:: GOAL ::
Output the material word for word. Leave each picture out.

:: DATA ::
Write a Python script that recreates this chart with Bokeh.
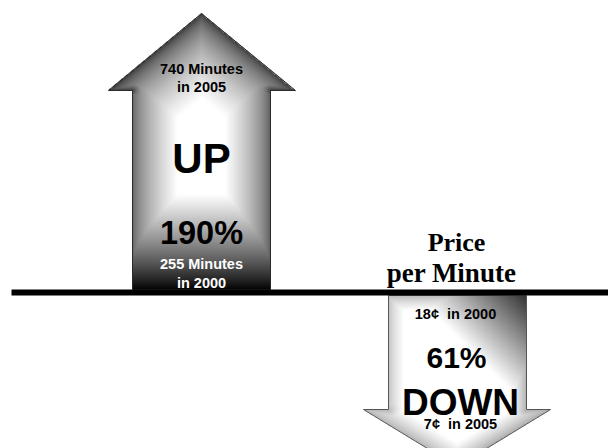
import numpy as np
from bokeh.plotting import figure
from bokeh.models import Range1d
from bokeh.core.properties import value
from bokeh.embed import file_html
from bokeh.resources import INLINE

# ---- data ----
years = [2000, 2005]
minutes_per_month = [255, 740]
minutes_change = "190%"
price_cents = [18, 7]
price_change = "61%"
title_lines = ["Price", "per Minute"]

# ---- figure: one data unit == one screen pixel (y grows downward) ----
W, H = 608, 448
p = figure(width=W, height=H, x_range=Range1d(0, W), y_range=Range1d(H, 0),
           output_backend="svg", toolbar_location=None,
           x_axis_location=None, y_axis_location=None, min_border=0)
p.grid.visible = False
p.outline_line_color = None
p.background_fill_color = "white"
p.border_fill_color = "white"


def seg_dist(X, Y, a, b):
    ax, ay = a
    bx, by = b
    dx, dy = bx - ax, by - ay
    L2 = dx * dx + dy * dy
    t = np.clip(((X - ax) * dx + (Y - ay) * dy) / L2, 0, 1)
    return np.hypot(X - (ax + t * dx), Y - (ay + t * dy))


def shade_image(bbox, inside, edges, extra=None):
    x0, y0, x1, y1 = bbox
    w, h = x1 - x0, y1 - y0
    X, Y = np.meshgrid(np.arange(w) + x0 + 0.5, np.arange(h) + y0 + 0.5)
    val = np.full(X.shape, 255.0)
    for a, b, c, D, g in edges:
        d = seg_dist(X, Y, a, b)
        val = np.minimum(val, c + (255 - c) * np.clip(d / D, 0, 1) ** g)
    if extra is not None:
        val = np.minimum(val, extra(X, Y))
    m = inside(X, Y)
    rgba = np.zeros((h, w, 4), dtype=np.uint8)
    v = np.clip(val, 0, 255).astype(np.uint8)
    rgba[..., 0] = v
    rgba[..., 1] = v
    rgba[..., 2] = v
    rgba[..., 3] = np.where(m, 255, 0)
    img = rgba.view(np.uint32).reshape(h, w)
    p.image_rgba(image=[img], x=x0, y=y0, dw=w, dh=h)


# ---------- up arrow (minutes) ----------
ux_l, ux_r, uh_l, uh_r, u_tip, u_neck, base_top = 132, 270, 108, 295, 13, 90, 289
ucx = (ux_l + ux_r) / 2
up_xs = [ucx, uh_r, ux_r, ux_r, ux_l, ux_l, uh_l]
up_ys = [u_tip, u_neck, u_neck, base_top, base_top, u_neck, u_neck]


def up_inside(X, Y):
    shaft = (X >= ux_l) & (X <= ux_r) & (Y >= u_neck) & (Y <= base_top)
    half = (uh_r - uh_l) / 2 * (Y - u_tip) / (u_neck - u_tip)
    head = (Y >= u_tip) & (Y <= u_neck) & (np.abs(X - ucx) <= half)
    return shaft | head


up_edges = [
    ((ux_l, u_neck), (ux_l, base_top), 100, 45, 0.7),
    ((ux_r, u_neck), (ux_r, base_top), 90, 45, 0.7),
    ((ux_l, base_top), (ux_r, base_top), 0, 95, 0.85),
    ((uh_l, u_neck), (ucx, u_tip), 45, 65, 0.55),
    ((ucx, u_tip), (uh_r, u_neck), 45, 65, 0.55),
    ((uh_l, u_neck), (ux_l, u_neck), 55, 25, 0.7),
    ((ux_r, u_neck), (uh_r, u_neck), 55, 25, 0.7),
]
shade_image((uh_l - 1, u_tip - 1, uh_r + 1, base_top + 1), up_inside, up_edges)
p.patch(up_xs, up_ys, fill_color=None, line_color="#2a2a2a", line_width=1)

# ---------- down arrow (price) ----------
dx_l, dx_r, dh_l, dh_r, d_top, d_neck, d_tip = 388, 526, 363, 550, 295, 409, 466
dcx = (dh_l + dh_r) / 2
dn_xs = [dx_l, dx_r, dx_r, dh_r, dcx, dh_l, dx_l]
dn_ys = [d_top, d_top, d_neck, d_neck, d_tip, d_neck, d_neck]


def dn_inside(X, Y):
    shaft = (X >= dx_l) & (X <= dx_r) & (Y >= d_top) & (Y <= d_neck)
    half = (dh_r - dh_l) / 2 * (d_tip - Y) / (d_tip - d_neck)
    head = (Y >= d_neck) & (Y <= d_tip) & (np.abs(X - dcx) <= half)
    return shaft | head


dn_edges = [
    ((dx_l, d_top), (dx_r, d_top), 185, 15, 0.8),
    ((dx_l, d_top), (dx_l, d_neck), 195, 15, 0.8),
    ((dx_r, d_top), (dx_r, d_neck), 175, 15, 0.8),
    ((dh_l, d_neck), (dx_l, d_neck), 180, 15, 0.8),
    ((dx_r, d_neck), (dh_r, d_neck), 170, 15, 0.8),
    ((dh_l, d_neck), (dcx, d_tip), 180, 20, 0.8),
    ((dcx, d_tip), (dh_r, d_neck), 170, 20, 0.8),
]


def dn_diag(X, Y):
    u = X - Y
    return 255 - 1.84 * np.maximum(0, u - 120)


shade_image((dh_l - 1, d_top - 1, dh_r + 1, H), dn_inside, dn_edges, dn_diag)
p.patch(dn_xs, dn_ys, fill_color=None, line_color="#555555", line_width=1)

# baseline
p.quad(left=[11], right=[W], top=[289], bottom=[295], fill_color="black", line_color=None)

sans = value("Liberation Sans")
serif = value("Liberation Serif")
sp2 = "\u00a0 "


def label(x, y, txt, size, color="black", font=sans):
    p.text(x=[x], y=[y], text=[txt], text_font=font, text_font_size=f"{size}px",
           text_font_style="bold", text_align="center", text_baseline="alphabetic",
           text_color=color)


label(ucx, 68, f"{minutes_per_month[1]} Minutes", 14.5)
label(ucx, 86, f"in {years[1]}", 14.5)
label(ucx, 158, "UP", 42)
label(ucx, 232, minutes_change, 32.5)
label(ucx, 263, f"{minutes_per_month[0]} Minutes", 14.5, "white")
label(ucx, 282, f"in {years[0]}", 14.5, "white")

label(456, 242, title_lines[0], 26, font=serif)
label(451, 272, title_lines[1], 27, font=serif)

label(455, 313, f"{price_cents[0]}\u00a2{sp2}in {years[0]}", 14.5)
label(456, 357, price_change, 30)
label(460, 402, "DOWN", 37)
label(460, 423, f"{price_cents[1]}\u00a2{sp2}in {years[1]}", 14.5)

open("out.html", "w").write(file_html(p, INLINE))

:: SOLUTION TO THE PROBLEM ::
Write a Python script that recreates this chart with Bokeh.
import numpy as np
from bokeh.plotting import figure
from bokeh.models import Range1d
from bokeh.core.properties import value
from bokeh.embed import file_html
from bokeh.resources import INLINE

# ---- data ----
years = [2000, 2005]
minutes_per_month = [255, 740]
minutes_change = "190%"
price_cents = [18, 7]
price_change = "61%"
title_lines = ["Price", "per Minute"]

# ---- figure: one data unit == one screen pixel (y grows downward) ----
W, H = 608, 448
p = figure(width=W, height=H, x_range=Range1d(0, W), y_range=Range1d(H, 0),
           output_backend="svg", toolbar_location=None,
           x_axis_location=None, y_axis_location=None, min_border=0)
p.grid.visible = False
p.outline_line_color = None
p.background_fill_color = "white"
p.border_fill_color = "white"


def seg_dist(X, Y, a, b):
    ax, ay = a
    bx, by = b
    dx, dy = bx - ax, by - ay
    L2 = dx * dx + dy * dy
    t = np.clip(((X - ax) * dx + (Y - ay) * dy) / L2, 0, 1)
    return np.hypot(X - (ax + t * dx), Y - (ay + t * dy))


def shade_image(bbox, inside, edges, extra=None):
    x0, y0, x1, y1 = bbox
    w, h = x1 - x0, y1 - y0
    X, Y = np.meshgrid(np.arange(w) + x0 + 0.5, np.arange(h) + y0 + 0.5)
    val = np.full(X.shape, 255.0)
    for a, b, c, D, g in edges:
        d = seg_dist(X, Y, a, b)
        val = np.minimum(val, c + (255 - c) * np.clip(d / D, 0, 1) ** g)
    if extra is not None:
        val = np.minimum(val, extra(X, Y))
    m = inside(X, Y)
    rgba = np.zeros((h, w, 4), dtype=np.uint8)
    v = np.clip(val, 0, 255).astype(np.uint8)
    rgba[..., 0] = v
    rgba[..., 1] = v
    rgba[..., 2] = v
    rgba[..., 3] = np.where(m, 255, 0)
    img = rgba.view(np.uint32).reshape(h, w)
    p.image_rgba(image=[img], x=x0, y=y0, dw=w, dh=h)


# ---------- up arrow (minutes) ----------
ux_l, ux_r, uh_l, uh_r, u_tip, u_neck, base_top = 132, 270, 108, 295, 13, 90, 289
ucx = (ux_l + ux_r) / 2
up_xs = [ucx, uh_r, ux_r, ux_r, ux_l, ux_l, uh_l]
up_ys = [u_tip, u_neck, u_neck, base_top, base_top, u_neck, u_neck]


def up_inside(X, Y):
    shaft = (X >= ux_l) & (X <= ux_r) & (Y >= u_neck) & (Y <= base_top)
    half = (uh_r - uh_l) / 2 * (Y - u_tip) / (u_neck - u_tip)
    head = (Y >= u_tip) & (Y <= u_neck) & (np.abs(X - ucx) <= half)
    return shaft | head


up_edges = [
    ((ux_l, u_neck), (ux_l, base_top), 100, 45, 0.7),
    ((ux_r, u_neck), (ux_r, base_top), 90, 45, 0.7),
    ((ux_l, base_top), (ux_r, base_top), 0, 95, 0.85),
    ((uh_l, u_neck), (ucx, u_tip), 45, 65, 0.55),
    ((ucx, u_tip), (uh_r, u_neck), 45, 65, 0.55),
    ((uh_l, u_neck), (ux_l, u_neck), 55, 25, 0.7),
    ((ux_r, u_neck), (uh_r, u_neck), 55, 25, 0.7),
]
shade_image((uh_l - 1, u_tip - 1, uh_r + 1, base_top + 1), up_inside, up_edges)
p.patch(up_xs, up_ys, fill_color=None, line_color="#2a2a2a", line_width=1)

# ---------- down arrow (price) ----------
dx_l, dx_r, dh_l, dh_r, d_top, d_neck, d_tip = 388, 526, 363, 550, 295, 409, 466
dcx = (dh_l + dh_r) / 2
dn_xs = [dx_l, dx_r, dx_r, dh_r, dcx, dh_l, dx_l]
dn_ys = [d_top, d_top, d_neck, d_neck, d_tip, d_neck, d_neck]


def dn_inside(X, Y):
    shaft = (X >= dx_l) & (X <= dx_r) & (Y >= d_top) & (Y <= d_neck)
    half = (dh_r - dh_l) / 2 * (d_tip - Y) / (d_tip - d_neck)
    head = (Y >= d_neck) & (Y <= d_tip) & (np.abs(X - dcx) <= half)
    return shaft | head


dn_edges = [
    ((dx_l, d_top), (dx_r, d_top), 185, 15, 0.8),
    ((dx_l, d_top), (dx_l, d_neck), 195, 15, 0.8),
    ((dx_r, d_top), (dx_r, d_neck), 175, 15, 0.8),
    ((dh_l, d_neck), (dx_l, d_neck), 180, 15, 0.8),
    ((dx_r, d_neck), (dh_r, d_neck), 170, 15, 0.8),
    ((dh_l, d_neck), (dcx, d_tip), 180, 20, 0.8),
    ((dcx, d_tip), (dh_r, d_neck), 170, 20, 0.8),
]


def dn_diag(X, Y):
    u = X - Y
    return 255 - 1.84 * np.maximum(0, u - 120)


shade_image((dh_l - 1, d_top - 1, dh_r + 1, H), dn_inside, dn_edges, dn_diag)
p.patch(dn_xs, dn_ys, fill_color=None, line_color="#555555", line_width=1)

# baseline
p.quad(left=[11], right=[W], top=[289], bottom=[295], fill_color="black", line_color=None)

sans = value("Liberation Sans")
serif = value("Liberation Serif")
sp2 = "\u00a0 "


def label(x, y, txt, size, color="black", font=sans):
    p.text(x=[x], y=[y], text=[txt], text_font=font, text_font_size=f"{size}px",
           text_font_style="bold", text_align="center", text_baseline="alphabetic",
           text_color=color)


label(ucx, 68, f"{minutes_per_month[1]} Minutes", 14.5)
label(ucx, 86, f"in {years[1]}", 14.5)
label(ucx, 158, "UP", 42)
label(ucx, 232, minutes_change, 32.5)
label(ucx, 263, f"{minutes_per_month[0]} Minutes", 14.5, "white")
label(ucx, 282, f"in {years[0]}", 14.5, "white")

label(456, 242, title_lines[0], 26, font=serif)
label(451, 272, title_lines[1], 27, font=serif)

label(455, 313, f"{price_cents[0]}\u00a2{sp2}in {years[0]}", 14.5)
label(456, 357, price_change, 30)
label(460, 402, "DOWN", 37)
label(460, 423, f"{price_cents[1]}\u00a2{sp2}in {years[1]}", 14.5)

open("out.html", "w").write(file_html(p, INLINE))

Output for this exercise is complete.